The standout piece was Gamaker’s House of Women, a single-channel video installation which follows four Indian ex-pat and first generation British Asian women auditioning for a role as the silent dancing girl in a remake of the film Black Narcissus. The candidates sit under blinding studio lights as an offscreen interviewer zooms in and out on their faces, asking probing questions and testing their grace under pressure. Gamaker explores the violent and intrusive gaze of a camera and the unrelenting voyeuristic nature of contemporary culture. During the casting, the women are asked examine media portraying colonised women during the Indian Empire. These women are apparently viewed as corrupt, ignorant, and promiscuous, needing the guidance of their colonisers to achieve desirable virtues like chastity, modesty, and purity.

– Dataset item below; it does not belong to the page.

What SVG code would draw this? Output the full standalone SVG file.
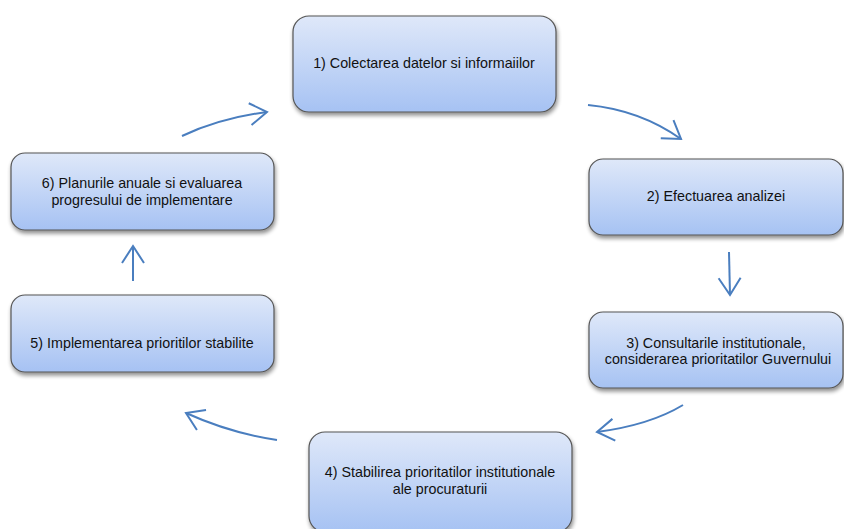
<svg xmlns="http://www.w3.org/2000/svg" width="844" height="529" viewBox="0 0 844 529">
<defs>
<linearGradient id="g" x1="0" y1="0" x2="0" y2="1">
<stop offset="0" stop-color="#dfe8f9"/>
<stop offset="1" stop-color="#a6c2f3"/>
</linearGradient>
<filter id="sh" x="-10%" y="-10%" width="130%" height="140%">
<feGaussianBlur in="SourceAlpha" stdDeviation="2"/>
<feOffset dx="1" dy="3" result="b"/>
<feComponentTransfer><feFuncA type="linear" slope="0.45"/></feComponentTransfer>
<feMerge><feMergeNode/><feMergeNode in="SourceGraphic"/></feMerge>
</filter>
<marker id="ah" markerWidth="26" markerHeight="26" refX="21" refY="13" orient="auto" markerUnits="userSpaceOnUse">
<polyline points="4,2 21,13 4,24" fill="none" stroke="#4a7ebf" stroke-width="2"/>
</marker>
</defs>
<style>
.box{fill:url(#g);stroke:#555;stroke-width:1.2;filter:url(#sh)}
.t{font-family:"Liberation Sans",Arial,sans-serif;font-size:14.3px;fill:#111;text-anchor:middle}
.c{fill:none;stroke:#4a7ebf;stroke-width:2;marker-end:url(#ah)}
</style>
<rect width="844" height="529" fill="#fff"/>
<g id="n1"><rect class="box" x="293" y="16" width="263" height="96" rx="16"/><text class="t" x="424" y="68">1) Colectarea datelor si informaiilor</text></g>
<g id="n2"><rect class="box" x="589" y="159" width="254" height="76" rx="14"/><text class="t" x="716" y="201">2) Efectuarea analizei</text></g>
<g id="n3"><rect class="box" x="589" y="312" width="254" height="76" rx="14"/><text class="t" x="716" y="348">3) Consultarile institutionale,</text><text class="t" x="718" y="364">considerarea prioritatilor Guvernului</text></g>
<g id="n4"><rect class="box" x="309" y="432" width="263" height="100" rx="16"/><text class="t" x="440" y="477">4) Stabilirea prioritatilor institutionale</text><text class="t" x="440" y="494">ale procuraturii</text></g>
<g id="n5"><rect class="box" x="11" y="295" width="263" height="77" rx="14"/><text class="t" x="142" y="348">5) Implementarea prioritilor stabilite</text></g>
<g id="n6"><rect class="box" x="11" y="153" width="263" height="77" rx="14"/><text class="t" x="142" y="188">6) Planurile anuale si evaluarea</text><text class="t" x="142" y="205">progresului de implementare</text></g>
<g id="connectors">
<path class="c" d="M588,105 Q640,110 681,139"/>
<path class="c" d="M729,252 L730,295"/>
<path class="c" d="M683,405 Q650,425 597,432"/>
<path class="c" d="M277,440 Q230,433 186,413"/>
<path class="c" d="M133,281 L133,246"/>
<path class="c" d="M182,136 Q220,118 267,112"/>
</g>
</svg>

Her heroin points out that the women were doubly colonised; first because of their nationality and secondly because of their gender.

 

Act III: You Make Me Feel

The final act began with Duffau reciting a string of lyrics. The mashup of famous love songs that, although sound familiar, took on fresh ubiquity with new rhythmic intonations, removed from their melodious, mainstream indicators. French artist and poet Tarek Lakhrissi proceeded to seduce with coquettish charisma. His lively, zippy cadence is like a song, using repetition like a skipping record and accentuating certain words, sometimes breaking briefly into song. He mentions walking in the street near the Casbah, and that this country isn’t my country

I just want to feel good, he says, but he clings to the vowel, drawing out the note in a prolonged exhale. I just want to feel goooood. He then asks who can give him a hug, looking out at our green lit faces. Who can give me a hug? he repeats. The audience laughs nervously, politely, but actually everyone in the room wants to give him a hug. They just don’t know if they can. It’s one of those moments when the invisible line between audience and performer becomes abstracted, revealing the precarious and delicate suspension intrinsic to performance. Two people finally stand up and offer hugs.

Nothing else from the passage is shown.